A bit further on, we spotted these chimney pot covers - aren't they great?
And then we got a good view into the city with modern buildings and old buildings facing each other across the road. In the distance is the clock tower of the town hall. There are only three faces to the clock; the fourth, which faces west into Wales, is blank as local legend has it that the English wouldn't give the Welsh the time of day! (We have to remember that this building dates from the late 1800s - the Welsh are more welcome in Chester these days!)
It would have been easy to miss this beautiful bank of forget-me-nots and daffodils if we hadn't been looking down.
Small daughter insisted on looking up to see the inscription on this tower which says that "King Charles stood on this tower Sept 24, 1646, and saw his army defeated at Rowton Moor". It seems incredible to think that you'd be able to see that far when you look around at the buildings in the city now!
If you look closely at this picture, you can see a blue tit sitting amongst the branches. He was almost close enough to touch, not in the least bit bothered by the people walking past.
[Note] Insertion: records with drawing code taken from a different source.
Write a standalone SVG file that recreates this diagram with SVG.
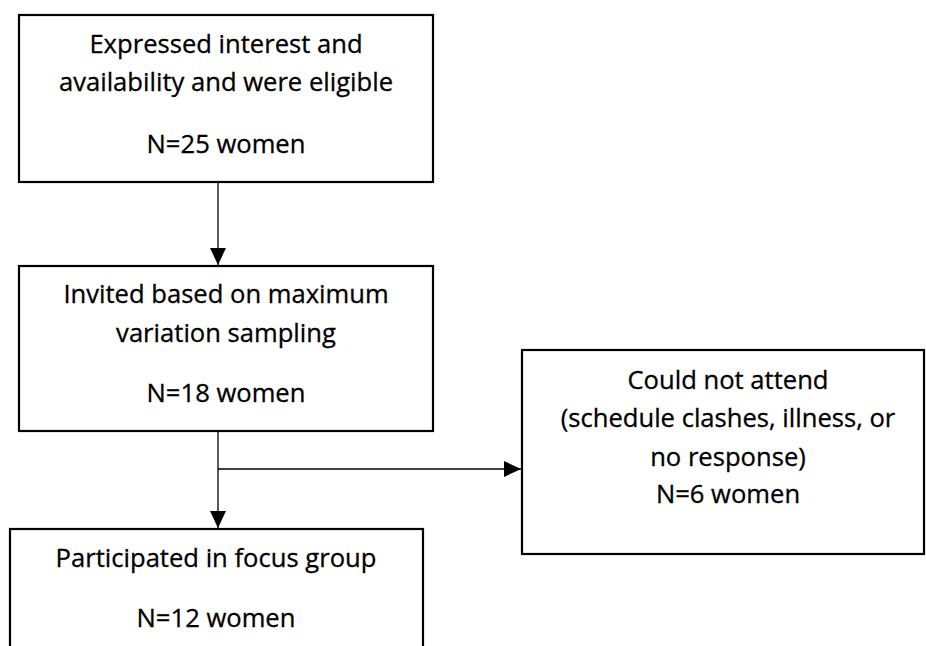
<svg xmlns="http://www.w3.org/2000/svg" width="926" height="646" viewBox="0 0 926 646">
<style>
.box{fill:#fff;stroke:#000;stroke-width:2.2}
.t{font-family:"Open Sans","Liberation Sans",sans-serif;font-size:25.6px;fill:#000;stroke:#000;stroke-width:0.3;text-anchor:middle}
.c{fill:none;stroke:#000;stroke-width:1.3}
</style>
<defs>
<marker id="ah" markerUnits="userSpaceOnUse" markerWidth="18" markerHeight="16" refX="17" refY="8" orient="auto">
<path d="M0,0 L17,8 L0,16 Z" fill="#000"/>
</marker>
</defs>
<rect width="926" height="646" fill="#fff"/>
<g id="n1">
<rect class="box" x="19" y="15" width="414" height="167"/>
<text class="t" x="226" y="53">Expressed interest and</text>
<text class="t" x="226" y="91">availability and were eligible</text>
<text class="t" x="226" y="153">N=25 women</text>
</g>
<g id="n2">
<rect class="box" x="19" y="266" width="414" height="165"/>
<text class="t" x="226" y="303">Invited based on maximum</text>
<text class="t" x="226" y="342">variation sampling</text>
<text class="t" x="226" y="402">N=18 women</text>
</g>
<g id="n3">
<rect class="box" x="522" y="350" width="402" height="204"/>
<text class="t" x="728" y="389">Could not attend</text>
<text class="t" x="728" y="427">(schedule clashes, illness, or</text>
<text class="t" x="728" y="466">no response)</text>
<text class="t" x="728" y="503">N=6 women</text>
</g>
<g id="n4">
<rect class="box" x="10" y="529" width="413" height="130"/>
<text class="t" x="216" y="567">Participated in focus group</text>
<text class="t" x="216" y="627">N=12 women</text>
</g>
<g id="connectors">
<line class="c" x1="218" y1="183" x2="218" y2="265" marker-end="url(#ah)"/>
<line class="c" x1="218" y1="432" x2="218" y2="528" marker-end="url(#ah)"/>
<line class="c" x1="218" y1="469" x2="521" y2="469" marker-end="url(#ah)"/>
</g>
</svg>
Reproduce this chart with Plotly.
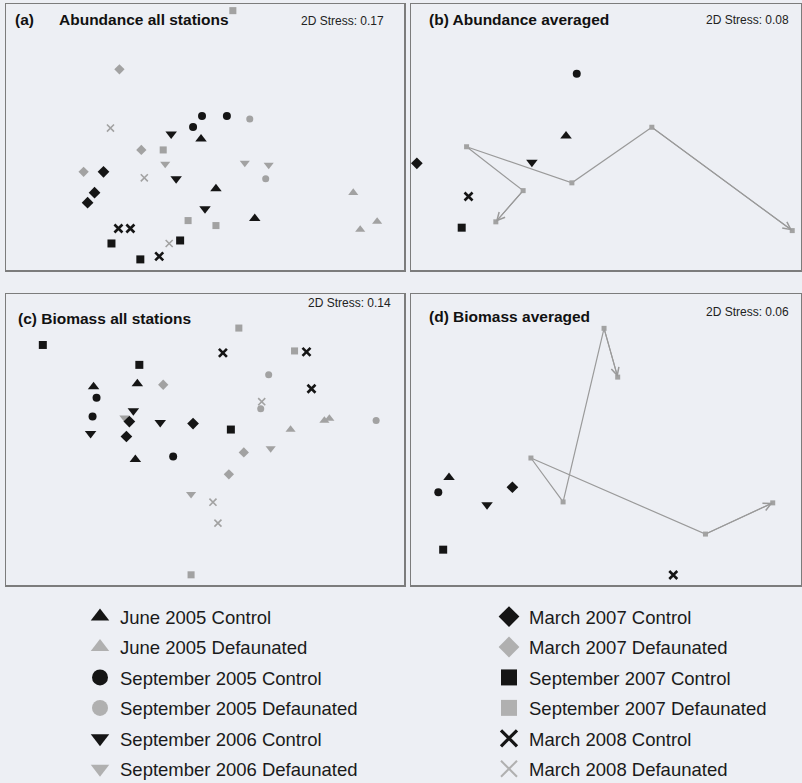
import plotly.graph_objects as go

W, H = 802, 783

# ---- groups -------------------------------------------------------------
group_codes = ["J05C", "J05D", "S05C", "S05D", "S06C", "S06D",
               "M07C", "M07D", "S07C", "S07D", "M08C", "M08D"]
group_names = ["June 2005 Control", "June 2005 Defaunated",
               "September 2005 Control", "September 2005 Defaunated",
               "September 2006 Control", "September 2006 Defaunated",
               "March 2007 Control", "March 2007 Defaunated",
               "September 2007 Control", "September 2007 Defaunated",
               "March 2008 Control", "March 2008 Defaunated"]

# ---- (a) abundance, all stations (nMDS coordinates) --------------------
abund_all_group = ["J05C", "J05C", "J05C", "J05D", "J05D", "J05D",
                   "S05C", "S05C", "S05C", "S05D", "S05D",
                   "S06C", "S06C", "S06C", "S06D", "S06D", "S06D",
                   "M07C", "M07C", "M07C", "M07D", "M07D", "M07D",
                   "S07C", "S07C", "S07C", "S07D", "S07D", "S07D", "S07D",
                   "M08C", "M08C", "M08C", "M08D", "M08D", "M08D"]
abund_all_x = [-0.04, 0.11, 0.50, 1.49, 1.56, 1.73,
               -0.03, 0.22, -0.12, 0.45, 0.61,
               -0.34, -0.29, 0.00, -0.40, 0.40, 0.64,
               -1.02, -1.11, -1.18, -0.86, -0.64, -1.22,
               -0.94, -0.25, -0.65, 0.28, -0.42, -0.17, 0.11,
               -0.87, -0.75, -0.46, -0.95, -0.61, -0.36]
abund_all_y = [-0.02, -0.52, -0.82, -0.56, -0.93, -0.85,
               0.21, 0.21, 0.10, 0.18, -0.42,
               0.03, -0.42, -0.72, -0.27, -0.26, -0.28,
               -0.35, -0.56, -0.66, 0.68, -0.13, -0.35,
               -1.07, -1.04, -1.23, 1.27, -0.13, -0.84, -0.89,
               -0.92, -0.92, -1.20, 0.09, -0.41, -1.07]

# ---- (b) abundance, averaged (one point per group, order = group_codes) --
abund_avg_x = [-0.41, 1.91, -0.30, 0.47, -0.76, -0.35,
               -1.94, -1.43, -1.48, -0.85, -1.41, -1.13]
abund_avg_y = [0.01, -0.96, 0.65, 0.10, -0.26, -0.47,
               -0.27, -0.10, -0.93, -0.55, -0.61, -0.87]

# ---- (c) biomass, all stations ------------------------------------------
bio_all_group = ["J05C", "J05C", "J05C", "J05D", "J05D", "J05D",
                 "S05C", "S05C", "S05C", "S05D", "S05D", "S05D",
                 "S06C", "S06C", "S06C", "S06D", "S06D", "S06D",
                 "M07C", "M07C", "M07C", "M07D", "M07D", "M07D",
                 "S07C", "S07C", "S07C", "S07D", "S07D", "S07D",
                 "M08C", "M08C", "M08C", "M08D", "M08D", "M08D"]
bio_all_x = [-0.68, -1.12, -0.70, 0.86, 1.20, 1.25,
             -1.09, -1.13, -0.32, 0.64, 0.56, 1.72,
             -0.72, -0.45, -1.15, -0.81, 0.66, -0.14,
             -0.76, -0.12, -0.79, -0.42, 0.39, 0.24,
             -1.63, -0.66, 0.26, 0.34, 0.90, -0.14,
             0.18, 1.02, 1.07, 0.57, 0.08, 0.13]
bio_all_y = [0.56, 0.53, -0.20, 0.10, 0.19, 0.21,
             0.42, 0.23, -0.17, 0.65, 0.31, 0.19,
             0.29, 0.17, 0.06, 0.22, -0.09, -0.55,
             0.18, 0.16, 0.03, 0.55, -0.13, -0.35,
             0.95, 0.75, 0.10, 1.12, 0.89, -1.36,
             0.87, 0.88, 0.51, 0.38, -0.63, -0.84]

# ---- (d) biomass, averaged ----------------------------------------------
bio_avg_x = [-1.61, 1.71, -1.72, 1.02, -1.22, -0.77,
             -0.96, -0.44, -1.67, -0.02, 0.69, 0.12]
bio_avg_y = [-0.39, -0.65, -0.54, -0.97, -0.67, -0.19,
             -0.49, -0.64, -1.13, 1.14, -1.39, 0.64]

# trajectory of the defaunated plots through time
path_order = ["J05D", "S05D", "S06D", "M07D", "S07D", "M08D"]

stress = ["0.17", "0.08", "0.14", "0.06"]
titles = ["Abundance all stations", "Abundance averaged",
          "Biomass all stations", "Biomass averaged"]
letters = ["(a)", "(b)", "(c)", "(d)"]

# ---- styling ------------------------------------------------------------
BG = "#edeff4"
BLACK = "#151515"
GREY = "#a2a2a2"
PATH = "#9a9a9a"
FONT = "Liberation Sans, Arial, Helvetica, sans-serif"

symbols = {"S05": "circle", "S06": "triangle-down",
           "M07": "diamond", "S07": "square", "M08": "x-thin-open"}


def sym(code):
    if code.startswith("J"):
        return "triangle-up"
    return symbols[code[:3]]


def style(code, legend=False):
    ctrl = code.endswith("C")
    s = sym(code)
    col = BLACK if ctrl else GREY
    base = {"triangle-up": 10, "triangle-down": 10, "circle": 8,
            "diamond": 9, "square": 8, "x-thin-open": 8}[s]
    size = base * (1.0 if ctrl else 0.88)
    lw = 0
    if s == "x-thin-open":
        lw = 2.6 if ctrl else 1.6
    if legend:
        size = 17
        if not ctrl:
            col = "#b0b0b0"
        if s == "x-thin-open":
            lw = 3.2 if ctrl else 2.0
    return dict(symbol=s, color=col, size=size,
                line=dict(width=lw, color=col))


# panel geometry in pixels: (x0, x1, y0, y1)
panels = [(6, 404, 4, 270), (411, 801, 4, 270),
          (6, 404, 294, 585), (411, 801, 294, 585)]

fig = go.Figure()

axis_names = ["", "2", "3", "4"]


def add_points(k, xs, ys, codes):
    ax = axis_names[k]
    order = [c for c in group_codes if c.endswith("D")] + \
            [c for c in group_codes if c.endswith("C")]
    for c in order:
        px = [x for x, g in zip(xs, codes) if g == c]
        py = [y for y, g in zip(ys, codes) if g == c]
        if not px:
            continue
        fig.add_trace(go.Scatter(x=px, y=py, mode="markers",
                                 marker=style(c), showlegend=False,
                                 hoverinfo="skip",
                                 xaxis="x" + ax, yaxis="y" + ax))


add_points(0, abund_all_x, abund_all_y, abund_all_group)
add_points(2, bio_all_x, bio_all_y, bio_all_group)


def add_avg(k, xs, ys):
    ax = axis_names[k]
    idx = [group_codes.index(c) for c in path_order]
    px = [xs[i] for i in idx]
    py = [ys[i] for i in idx]
    fig.add_trace(go.Scatter(x=px, y=py, mode="lines+markers",
                             line=dict(color=PATH, width=1.2),
                             marker=dict(symbol="square", size=5, color=GREY),
                             showlegend=False, hoverinfo="skip",
                             xaxis="x" + ax, yaxis="y" + ax))
    for (tx, ty, fx, fy) in [(px[0], py[0], px[1], py[1]),
                             (px[-1], py[-1], px[-2], py[-2])]:
        fig.add_annotation(x=tx, y=ty, ax=fx, ay=fy,
                           xref="x" + ax, yref="y" + ax,
                           axref="x" + ax, ayref="y" + ax,
                           text="", showarrow=True, arrowhead=5,
                           arrowsize=1.4, arrowwidth=1.1,
                           arrowcolor=PATH, standoff=0)
    for i, c in enumerate(group_codes):
        if c.endswith("C"):
            fig.add_trace(go.Scatter(x=[xs[i]], y=[ys[i]], mode="markers",
                                     marker=style(c), showlegend=False,
                                     hoverinfo="skip",
                                     xaxis="x" + ax, yaxis="y" + ax))


add_avg(1, abund_avg_x, abund_avg_y)
add_avg(3, bio_avg_x, bio_avg_y)

# legend entries (two columns)
for c, n in zip(group_codes, group_names):
    left = c[:3] in ("J05", "S05", "S06")
    fig.add_trace(go.Scatter(x=[None], y=[None], mode="markers", name=n,
                             marker=style(c, legend=True), legendgroup=n,
                             legend="legend" if left else "legend2",
                             hoverinfo="skip", xaxis="x", yaxis="y"))

layout = dict(width=W, height=H,
              margin=dict(l=0, r=0, t=0, b=0, autoexpand=False),
              paper_bgcolor=BG, plot_bgcolor=BG,
              font=dict(family=FONT, color="#1a1a1a"))

for k, (x0, x1, y0, y1) in enumerate(panels):
    wpx = x1 - x0
    hpx = y1 - y0
    s = wpx / 4.0
    hy = hpx / 2.0 / s
    common = dict(showline=True, mirror=True, linecolor="#7c7c7c",
                  linewidth=1.5, showgrid=False, zeroline=False,
                  showticklabels=False, ticks="", fixedrange=True)
    layout["xaxis" + axis_names[k]] = dict(
        domain=[x0 / W, x1 / W], range=[-2, 2],
        anchor="y" + axis_names[k], **common)
    layout["yaxis" + axis_names[k]] = dict(
        domain=[1 - y1 / H, 1 - y0 / H], range=[-hy, hy],
        anchor="x" + axis_names[k], **common)

leg_common = dict(xanchor="left", yanchor="top", bgcolor="rgba(0,0,0,0)",
                  font=dict(family=FONT, size=18.5, color="#1a1a1a"),
                  traceorder="grouped", tracegroupgap=3.4,
                  itemsizing="trace", itemclick=False, itemdoubleclick=False)
layout["legend"] = dict(x=80 / W, y=1 - 598 / H, **leg_common)
layout["legend2"] = dict(x=489 / W, y=1 - 598 / H, **leg_common)

fig.update_layout(**layout)

# panel titles and stress values
title_pos = [(13, 57, 20), (427, None, 20), (16, None, 318), (427, None, 317)]
stress_pos = [(386, 21), (791, 20), (393, 303), (791, 312)]
for k in range(4):
    lx, tx, ty = title_pos[k]
    if tx is None:
        fig.add_annotation(x=lx / W, y=1 - ty / H, xref="paper", yref="paper",
                           xanchor="left", yanchor="middle", showarrow=False,
                           text="<b>%s %s</b>" % (letters[k], titles[k]),
                           font=dict(family=FONT, size=15.5, color="#111111"))
    else:
        fig.add_annotation(x=lx / W, y=1 - ty / H, xref="paper", yref="paper",
                           xanchor="left", yanchor="middle", showarrow=False,
                           text="<b>%s</b>" % letters[k],
                           font=dict(family=FONT, size=15.5, color="#111111"))
        fig.add_annotation(x=tx / W, y=1 - ty / H, xref="paper", yref="paper",
                           xanchor="left", yanchor="middle", showarrow=False,
                           text="<b>%s</b>" % titles[k],
                           font=dict(family=FONT, size=15.5, color="#111111"))
    sx, sy = stress_pos[k]
    fig.add_annotation(x=sx / W, y=1 - sy / H, xref="paper", yref="paper",
                       xanchor="right", yanchor="middle", showarrow=False,
                       text="2D Stress: %s" % stress[k],
                       font=dict(family=FONT, size=12, color="#222222"))

page_js = ("document.body.style.margin='0';"
           "document.body.style.overflow='hidden';"
           "document.body.style.background='%s';" % BG)
fig.write_html("out.html", post_script=page_js,
               config={"displayModeBar": False, "staticPlot": True})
This dovecote is actually in a car park, so the birds are obviously used to existing alongside people.
It's not surprising that there's wildlife in the city centre; there are lots of green spaces like this one not far from the cathedral.
I like the way that the cathedral itself is surrounded by other buildings, a part of the city's daily life and not stuck out on a limb somewhere.
The cathedral is a beautiful building made of warm, red sandstone. It's free to get in, although they do ask for a donation towards the building's upkeep, and it's well worth a visit.
This notice outside the cathedral's separate bell tower made us laugh - we wondered if any husbands had not been collected!
As we approached the clock tower, one of Chester's most famous sights, there were grumblings from children about needing lunch.
Usually the views of this clock tower are taken from the other end of the street, but I liked looking through the railings onto the people below. The children pointed out all the places we could get something to eat, but we chose to go to a small deli/cafe that we've been to before called Tudor House on Lower Bridge Street. It's a bespoke sandwich shop which also offers other meals on a larger-than-you'd-expect menu. We've always found it to be good value for money with great food and service.
As we headed off to the cafe, we came down off the walls by the Roman amphitheatre. Only half of it is visible, the other half is still buried beneath the tall building on the right. We came to a Roman festival here one year which was fantastic - Roman re-enactment societies marched through the city centre; there were legionaries, centurions, officers on horses and Celtic tribes - you could imagine how the local people would have felt seeing the Roman army sweep into their vicinity. There were gladiator fights in the amphitheatre itself, displays of Roman army training skills and Grosvenor Park which is behind the amphitheatre became a vicus or civilian encampment where you could buy replica equipment, talk to people who were involved in the re-enactment societies, listen to storytellers and generally get the feel of what it would be like to live outside a Roman fort. The same year, the amphitheatre was home to a film festival which included a showing of Gladiator. Even more brilliant!
Just past the amphitheatre to the right is the Roman gardens with the remains of a hypocaust heating system, and we also stood to watch a children on a school trip who were being instructed by a centurion how to form a testudo or tortoise formation with shields. School trips in Chester always seem to be good fun, especially the ones booked with one of the museums - it's quite usual to see a line of children marching along behind a centurion banging their shields and shouting responses to his orders!
Chester is always such a lovely day out and we are always sorry to leave, but by the time we'd had lunch, visited a few shops and shown our friends the Chester Rows, a unique second-level row of shops above street level dating from the Middle Ages, it was time to go home - but we will be back!